What stuck with me long after finishing was the moral ambiguity. Shinya isn't some white knight; he makes brutal choices, like forging evidence to trap a human trafficker while letting a repentant killer go free. The climax at Tsukiji Fish Market (symbolism overload—dismemberment metaphors galore) had me reeling for days. It's less a whodunit than a 'how-low-will-you-go,' with prose so visceral you can smell the stale sake and blood. If you liked 'Out' by Natsuo Kirino but wished it had more tech-noir elements, this’ll wreck you in the best way.
Quinn
Quinn
2026-02-15 23:27:48
Imagine a cocktail of 'The Wire' and 'ghost in the Shell,' set in Tokyo—that's 'Tokyo Noir' for me.
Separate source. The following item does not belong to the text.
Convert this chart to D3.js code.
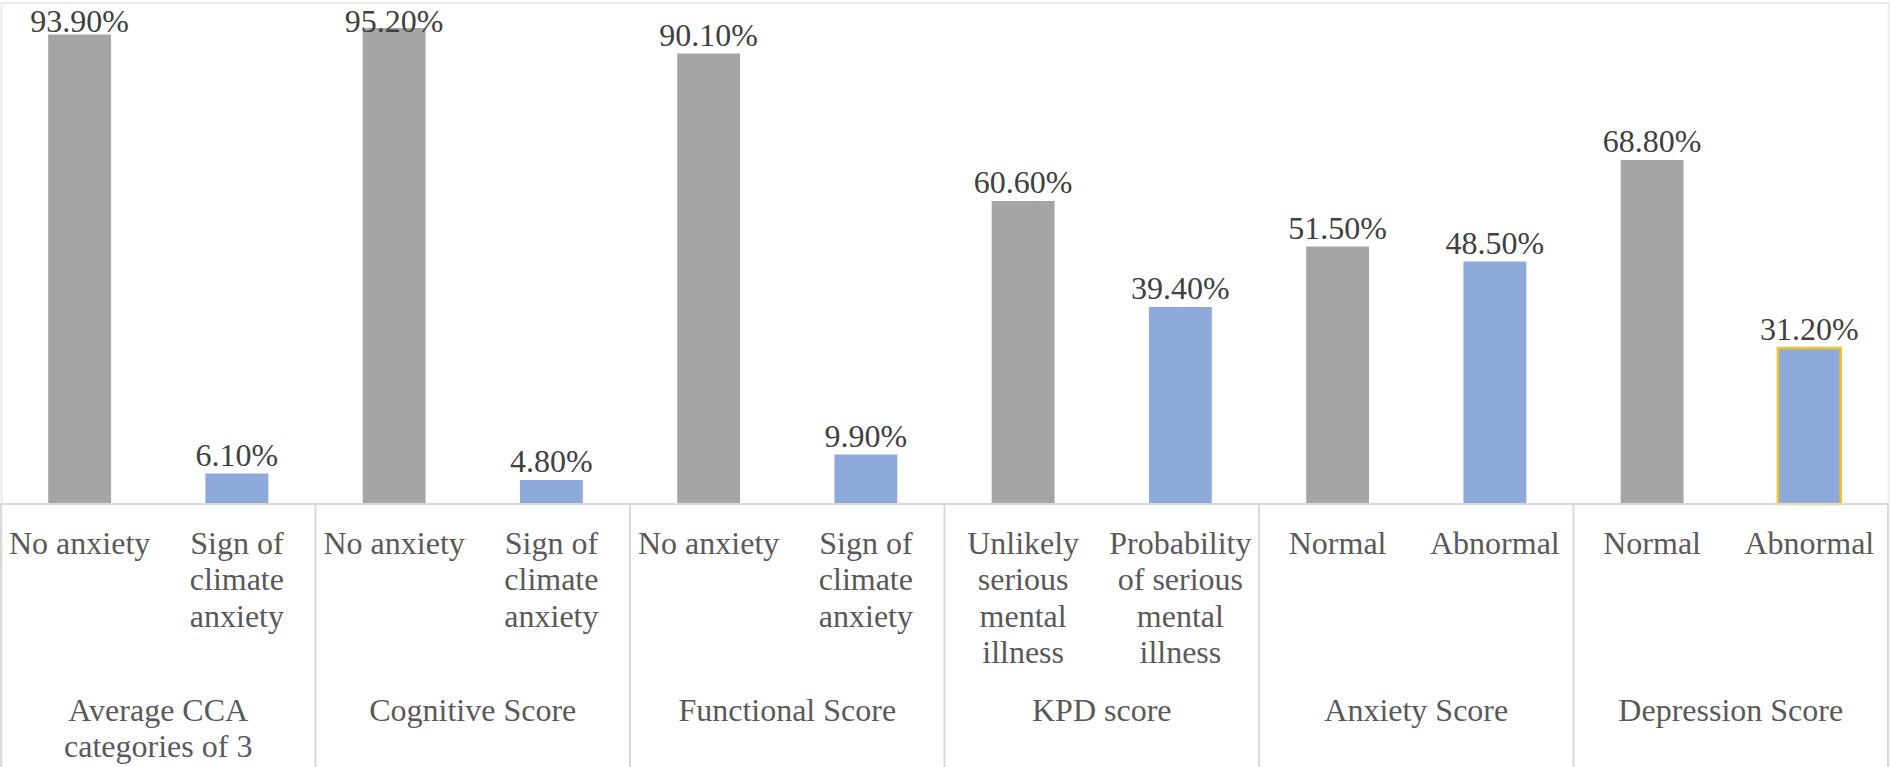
<!DOCTYPE html>
<html>
<head>
<meta charset="utf-8">
<script src="https://cdn.jsdelivr.net/npm/d3@7"></script>
<style>
    html, body { margin: 0; padding: 0; background: #fff; }
    svg { display: block; }
    .val-label, .cat-label, .group-label {
        font-family: "Liberation Serif", "Times New Roman", Tinos, "DejaVu Serif", serif;
        font-size: 32px;
        fill: #595959;
    }
    .val-label { fill: #404040; }
</style>
</head>
<body>
<svg id="chart"></svg>
<script>
// Groups (outer category axis)
const groups = ["Average CCA categories of 3", "Cognitive Score", "Functional Score",
                "KPD score", "Anxiety Score", "Depression Score"];
const groupLines = [["Average CCA", "categories of 3"], ["Cognitive Score"], ["Functional Score"],
                    ["KPD score"], ["Anxiety Score"], ["Depression Score"]];

// Inner category labels (already wrapped the way the picture wraps them)
const firstLabels = [["No anxiety"], ["No anxiety"], ["No anxiety"],
                     ["Unlikely", "serious", "mental", "illness"], ["Normal"], ["Normal"]];
const secondLabels = [["Sign of", "climate", "anxiety"], ["Sign of", "climate", "anxiety"],
                      ["Sign of", "climate", "anxiety"],
                      ["Probability", "of serious", "mental", "illness"], ["Abnormal"], ["Abnormal"]];

// Percent values
const firstValues = [93.9, 95.2, 90.1, 60.6, 51.5, 68.8];
const secondValues = [6.1, 4.8, 9.9, 39.4, 48.5, 31.2];

const CFG = {
    width: 1892,
    height: 767,
    left: 1,
    right: 1888,
    top: 4,
    baseline: 504,
    grey: "#a5a5a5",
    blue: "#8eaadb",
    lineHeight: 36.4
};

const svg = d3.select("#chart")
    .attr("width", CFG.width)
    .attr("height", CFG.height);

// faint outer frame
svg.append("rect")
    .attr("x", 1.5)
    .attr("y", 3)
    .attr("width", CFG.right - 1)
    .attr("height", CFG.height)
    .attr("fill", "none")
    .attr("stroke", "#e6eaf1")
    .attr("stroke-width", 2);

const x0 = d3.scaleBand()
    .domain(groups)
    .range([CFG.left, CFG.right]);

const x1 = d3.scaleBand()
    .domain([0, 1])
    .range([0, x0.bandwidth()])
    .paddingInner(0.6)
    .paddingOuter(0.3);

const y = d3.scaleLinear()
    .domain([0, 100])
    .range([CFG.baseline, CFG.top]);

const rows = groups.map((g, i) => ({
    group: g,
    bars: [
        { k: 0, value: firstValues[i], lines: firstLabels[i] },
        { k: 1, value: secondValues[i], lines: secondLabels[i] }
    ]
}));

// Bars
const gGroups = svg.append("g")
    .selectAll("g")
    .data(rows)
    .join("g")
    .attr("transform", d => `translate(${x0(d.group)},0)`);

gGroups.selectAll("rect")
    .data(d => d.bars)
    .join("rect")
    .attr("x", d => x1(d.k))
    .attr("y", d => y(d.value))
    .attr("width", x1.bandwidth())
    .attr("height", d => CFG.baseline - y(d.value))
    .attr("fill", d => d.k === 0 ? CFG.grey : CFG.blue);

// the last bar has a yellow outline in the original
gGroups.filter((d, i) => i === groups.length - 1)
    .selectAll("rect")
    .filter(d => d.k === 1)
    .attr("stroke", "#f2c12e")
    .attr("stroke-width", 2.5);

// Value labels (kept inside the chart at the top)
gGroups.selectAll(".val-label")
    .data(d => d.bars)
    .join("text")
    .attr("class", "val-label")
    .attr("x", d => x1(d.k) + x1.bandwidth() / 2)
    .attr("y", d => Math.max(y(d.value) - 8, 32))
    .attr("text-anchor", "middle")
    .text(d => d.value.toFixed(2) + "%");

// Category axis
const axis = svg.append("g")
    .attr("transform", `translate(0,${CFG.baseline})`)
    .call(d3.axisBottom(x0).tickSize(0).tickFormat(""));
axis.select(".domain").remove();

axis.append("line")
    .attr("x1", CFG.left)
    .attr("x2", CFG.right)
    .attr("stroke", "#d9d9d9")
    .attr("stroke-width", 2);

// vertical dividers between groups
const edges = groups.map(g => x0(g)).concat([CFG.right]);
axis.selectAll(".divider")
    .data(edges)
    .join("line")
    .attr("class", "divider")
    .attr("x1", d => d)
    .attr("x2", d => d)
    .attr("y1", 0)
    .attr("y2", CFG.height - CFG.baseline)
    .attr("stroke", "#d9d9d9")
    .attr("stroke-width", 2);

// inner labels
gGroups.selectAll(".cat-label")
    .data(d => d.bars)
    .join("text")
    .attr("class", "cat-label")
    .attr("text-anchor", "middle")
    .each(function(d) {
        const cx = x1(d.k) + x1.bandwidth() / 2;
        d3.select(this).selectAll("tspan")
            .data(d.lines)
            .join("tspan")
            .attr("x", cx)
            .attr("y", (l, j) => 554 + j * CFG.lineHeight)
            .text(l => l);
    });

// outer group labels
gGroups.append("text")
    .attr("class", "group-label")
    .attr("text-anchor", "middle")
    .each(function(d, i) {
        d3.select(this).selectAll("tspan")
            .data(groupLines[i])
            .join("tspan")
            .attr("x", x0.bandwidth() / 2)
            .attr("y", (l, j) => 721 + j * 35.5)
            .text(l => l);
    });
</script>
</body>
</html>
The story kicks off with a seemingly routine missing person case that spirals into uncovering an organ-harvesting ring protected by politicians. Protagonist Eriko (a freelance journalist with a hacking past) teams up with a disgraced cop, and their odd-couple dynamic steals the show. My favorite subplot involves Eriko decoding messages hidden in underground idol lyrics, which leads to a showdown at a love Hotel turned data farm. The novel’s strength is its side characters: a transgender hostess who runs an info brokerage, or the ramen chef who moonlights as a sniper. It’s chaotic, pulpy, and unapologetically Tokyo.